REQUEST :: Copy exactly the lines that run from the top of the listing to the line containing "base_y = [0.018, 0.018]", both ends included, and omit the pictures.

** START OF DATA EXTRACT **

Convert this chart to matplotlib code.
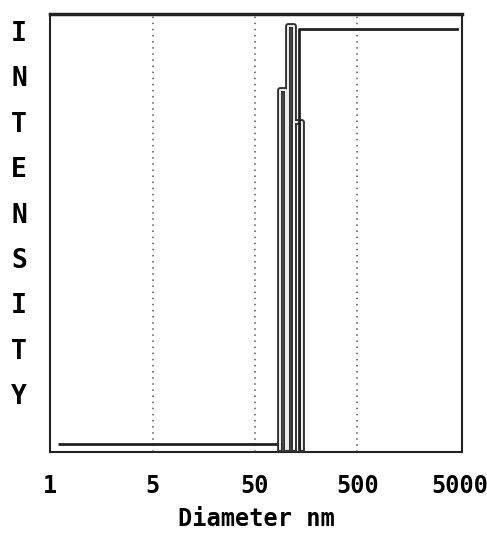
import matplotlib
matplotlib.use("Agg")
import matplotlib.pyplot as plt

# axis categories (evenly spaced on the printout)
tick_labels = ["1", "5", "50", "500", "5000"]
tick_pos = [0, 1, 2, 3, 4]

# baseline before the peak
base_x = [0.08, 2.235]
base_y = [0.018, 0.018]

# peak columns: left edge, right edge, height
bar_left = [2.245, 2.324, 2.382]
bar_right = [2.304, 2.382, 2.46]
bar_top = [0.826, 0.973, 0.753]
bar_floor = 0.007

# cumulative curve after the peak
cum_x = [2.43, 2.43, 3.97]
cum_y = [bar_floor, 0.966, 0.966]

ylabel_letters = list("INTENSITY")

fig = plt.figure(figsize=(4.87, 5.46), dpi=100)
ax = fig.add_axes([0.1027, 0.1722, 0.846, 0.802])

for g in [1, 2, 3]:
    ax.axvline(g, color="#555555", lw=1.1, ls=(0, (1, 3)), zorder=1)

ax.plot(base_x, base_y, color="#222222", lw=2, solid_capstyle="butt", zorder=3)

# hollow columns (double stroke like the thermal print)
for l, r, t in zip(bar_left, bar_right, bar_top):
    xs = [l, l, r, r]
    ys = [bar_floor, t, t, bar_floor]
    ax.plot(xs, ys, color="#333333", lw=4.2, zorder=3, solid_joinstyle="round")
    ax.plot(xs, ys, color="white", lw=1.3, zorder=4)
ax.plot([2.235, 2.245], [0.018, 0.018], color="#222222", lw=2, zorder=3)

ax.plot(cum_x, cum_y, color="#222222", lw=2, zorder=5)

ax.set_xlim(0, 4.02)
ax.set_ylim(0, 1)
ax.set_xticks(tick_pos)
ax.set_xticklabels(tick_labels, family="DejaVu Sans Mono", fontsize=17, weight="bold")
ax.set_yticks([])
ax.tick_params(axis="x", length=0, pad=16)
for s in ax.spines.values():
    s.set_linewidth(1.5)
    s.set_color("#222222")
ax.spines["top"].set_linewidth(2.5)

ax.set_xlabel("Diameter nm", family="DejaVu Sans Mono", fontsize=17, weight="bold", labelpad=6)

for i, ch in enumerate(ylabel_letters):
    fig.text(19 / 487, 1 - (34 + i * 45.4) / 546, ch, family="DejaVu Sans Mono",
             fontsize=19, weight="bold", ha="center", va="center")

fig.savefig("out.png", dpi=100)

** END OF DATA EXTRACT **

THE RESPONSE ::
Convert this chart to matplotlib code.
import matplotlib
matplotlib.use("Agg")
import matplotlib.pyplot as plt

# axis categories (evenly spaced on the printout)
tick_labels = ["1", "5", "50", "500", "5000"]
tick_pos = [0, 1, 2, 3, 4]

# baseline before the peak
base_x = [0.08, 2.235]
base_y = [0.018, 0.018]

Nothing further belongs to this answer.